Built at Harland and Wolff shipyard in Belfast, the MV Georgic was the last ship built for the White Star Line before it merged with the Cunard Line. She was the running mate of Britannic. Like Britannic, Georgic was a motorship, and not a steamer, fitted with a diesel electric powerplant.

Construction Edit

She was built for the Liverpool–New York route.In 1931 She was launched and, after fitting out sailed her maiden voyage on 25 June 1932. In 1933, she replaced the aging RMS Olympic on the Southampton–New York route for a brief time while that vessel was overhauled.

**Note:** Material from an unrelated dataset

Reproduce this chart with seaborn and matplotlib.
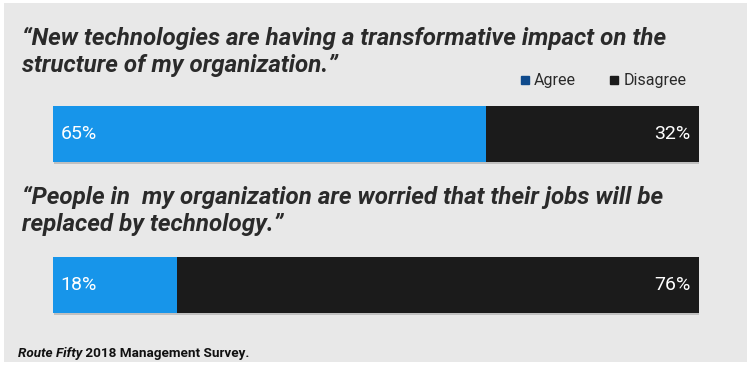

Her design was very similar to that of Britannic, with a sleek profile and two squat smokestacks. She was equipped with a diesel power plant which powered electric motors, which in turn drove the propellers. She recorded a top speed of 19 knots on her speed trials. At 711 ft long (217 m), and a gross tonnage of 27,759 gross tons, she wasn't the greatest liner of her time, but she assisted in keeping the White Star Line afloat during the Great Depression.

Early career Edit

In January 1933 Georgic began to sail the Southampton to New York route. This was mainly in order to replace the larger RMS Olympic during her major overhaul. On 10 May 1934 the ship became part of the fleet of the newly amalgamated Cunard-White Star Line, and Georgic joined Britannic on the London, Southampton, New York route. This made the ship the largest to use the River Thames. In August 1939 Georgic returned to the Liverpool to New York route and made five round trips before being requisitioned for trooping duties in the conflicts of World War II.[1]

Wartime career Edit

After the outbreak of World War II, Georgic was requisitioned by the Admiralty for troopship duties. On 7 July 1941, Georgic was docked at Port Tewfik. German aircraft were sweeping the skies in that area and spotted Georgic, which they proceeded to attack, resulting in two bombs being dropped, with one striking Georgic's stern. A large fire ensued, spreading to the ship's dummy funnel which was holding ammunition. This ammunition exploded, seriously damaging the stern area of the vessel. The order was given to abandon ship, with Georgic now sinking by the stern. The ship settled at the bottom of the shallow water and was left to burn out.[2]

On 14 September, the damage to Georgic was assessed and during October the ship had its holes and openings temporarily plugged and then the water was pumped out to refloat the vessel. An inspection of the ship structure and its engines was then carried out and a decision was made to send the ship back to Harland and Wolff in Belfast for complete refurbishment into a troopship.[3]

Refurbishment and later service Edit

In the next month Georgic had her hull made watertight and more temporary plugging of the hull was carried out. Georgic was then towed stern first to Port Sudan where she had major structural repairs carried out, and her hull and engines were made ready for service. After a year she arrived in Bombay, where further repairs were carried out. In January, 1943 she left Bombay for Belfast, where Harland and Wolff would give her a complete refit. After December 1944, her exterior was altered considerably, with the forward funnel removed and the foremast shortened to a stump. Georgic resumed service as a troop transport, carrying out war duties between Italy, the Middle East and India until 1948, after which she was returned to Cunard-White Star to begin the immigrant service between Liverpool, Australia, and New Zealand. In May 1950, however, the ship had returned to the Liverpool to New York service for Cunard. Both she and her sister would retain their White Star Line colours, and flew their original company flags until both vessels were retired. During the summer of 1951, the ship sailed on the Southampton to New York and Southampton to Halifax routes. In November 1951, Georgic was commissioned to carry troops for the Commonwealth Division, fighting for the United Nations in the Korean War. She made her final voyage in 1954, and after a brief stint transporting troops home from Japan, she was laid up at Kames Bay, Isle of Bute, pending disposal. She was scrapped in February 1956 at Faslane.